Monday, February 11, 2008

Getting Wise, Finding the Lowdown

Kulchural Studies seeks the incontrovertible fact, the photographic evidence, the smoking gun of the historical process—what Pound called the "luminous detail". Of course, a simple fact can only ever shine on the background of a shared understanding of how the world "really" works. In this post, I want to look at the kind of world that kulchural studies assumes we live in and the kind of character or intellectual figure that is required to study it.
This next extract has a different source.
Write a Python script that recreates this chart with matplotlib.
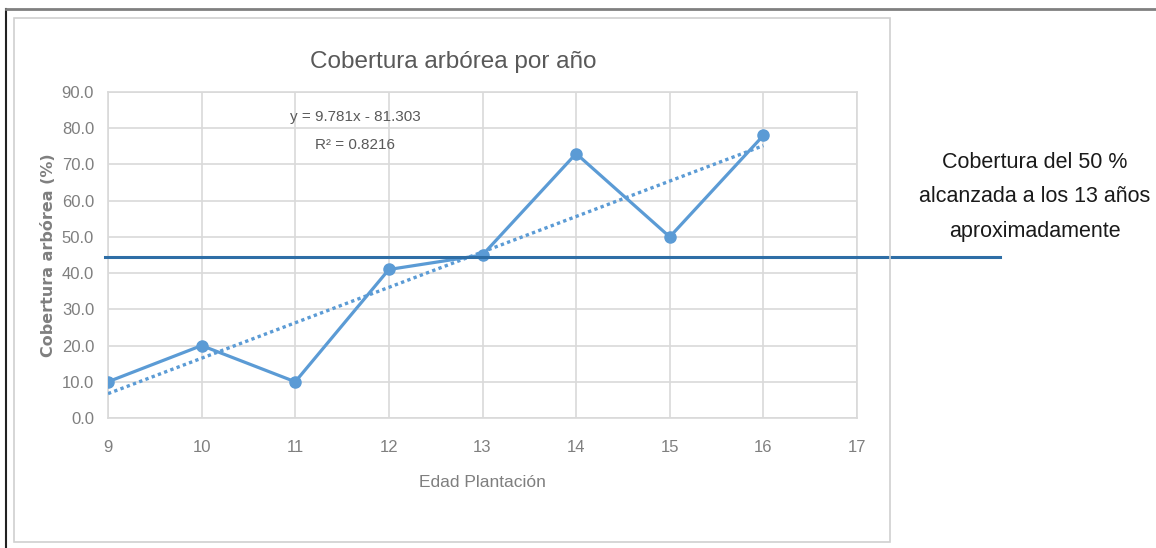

"An education consists in 'getting wise' in the rawest and hardest boiled sense of that bit of argot," writes Pound in the Guide to Kulchur. I'm grateful to Jonathan Morse for bringing Malcolm Cowley's corroborating observation to my attention in his interesting piece in Jacket 34. "I've found the lowdown on the Elizabethan drama," he quotes Pound saying and adds: "he was always finding the lowdown, the inside story and the simple reason why" (Exiles Return, p. 120). Elsewhere, Cowley also characterized Pound's view of history as a "conspiracy" theory.

According to Pound, "the method of Luminous Detail" had two main competitors in scholarship: "the method multitudinous detail" (most prevalent in his day) and "the method of sentiment and generalisation" (which he saw as outdated). (This was in "I Gather the Limbs of Osiris", from 1911, SP, p. 21.) In the Guide to Kulchur he puts it this way:

This active and instant awareness is NOT handed out in colleges and by the system of public and/or popular education. In this domain the individual will remain, individualism will remain, without any theoretical and ideological bulwarks. A man will continue to gain or lose his own soul. (GK, p. 52)

This individualism is really quite important. Kulchural Studies is not about teaching others how the world works. They'll "get it" if they do, we might say, and always in their own way. It is about saving your own soul from being duped about "the process now going on" (51).

When reading Pound, I sometimes think of Raymond Chandler's "The Simple Art of Murder", an essay that was published at about the same time as the Guide to Kulchur. Here he describes the corrupt world of hard-boiled detective novels. "Down these mean streets a man must go who is not himself mean" (20). "He talks as the man of his age talks—that is, with rude wit, a lively sense of the grotesque, a disgust for sham, and a contempt for pettiness" (20-21). In a way, this describes the Poundian literary and social critic.

But there is a disturbing detail: Chandler's "realist" vision was "a world in which gangsters can rule nations and almost rule cities" (I wonder if that shouldn't read "gangsters can rule cities and almost rule nations"). The informal, personal, and often violent networks of loyalty that run the world in the background of these novels are arguably fascist.

4 comments:

Kirby Olson said...

I loved how you brought this together in the final sentence.

Kirby Olson said...

I wonder if you write as well in Danish as in English.

I wish I could read Kierkegaard in Danish.

Do you have any humorous Lutheran writers that I should know about?

Thomas said...

Kierkegaard is an excellent humorist. He's certainly funny at times.

I'm not comfortable with the idea of "Lutheran writers". It's a good challenge to fill that category out. I'd be able to identify Jewish writers of course. And I know that the idea of a Catholic and an anti-Catholic novel makes sense (Jonathan Mayhew mentioned something like this is passing) but I wouldn't really know how to identify them.

What's a Lutheran writer?

I suck at Danish. I grew up in English is why. (Bad DeLillo impression.)

If I ever get time I want to retranslate S.K.'s Philosophical Fragments ... or, rather, so-called fragments ... I want to put some of the humor back into it.

Kirby Olson said...

I think a Lutheran writer would be someone in the Lutheran tradition: interested in the ideas of Martin Luther. Very interested in the destiny and personal lives of Lutherans, and writing about Lutherans, and their own relationship to Lutheranism. Kierkegaard would certainly qualify as a Lutheran writer, in this sense, right?

You can think of Marxist writers, or nihilistic writers, Jewish writers (I.B. Singer) or even fascist writers (Celine, for example, who for some reason did make his way to Denmark), so why the discomfort with Lutheran writers?

I'm very pleased that you write poorly in Danish, since you seem so at home in English. I was prepared to feel jealousy, but instead I feel relief, but am also disappointed.

How do you explain the origins of the name Denmark? Finland, of course, is the land of the Finns. Denmark?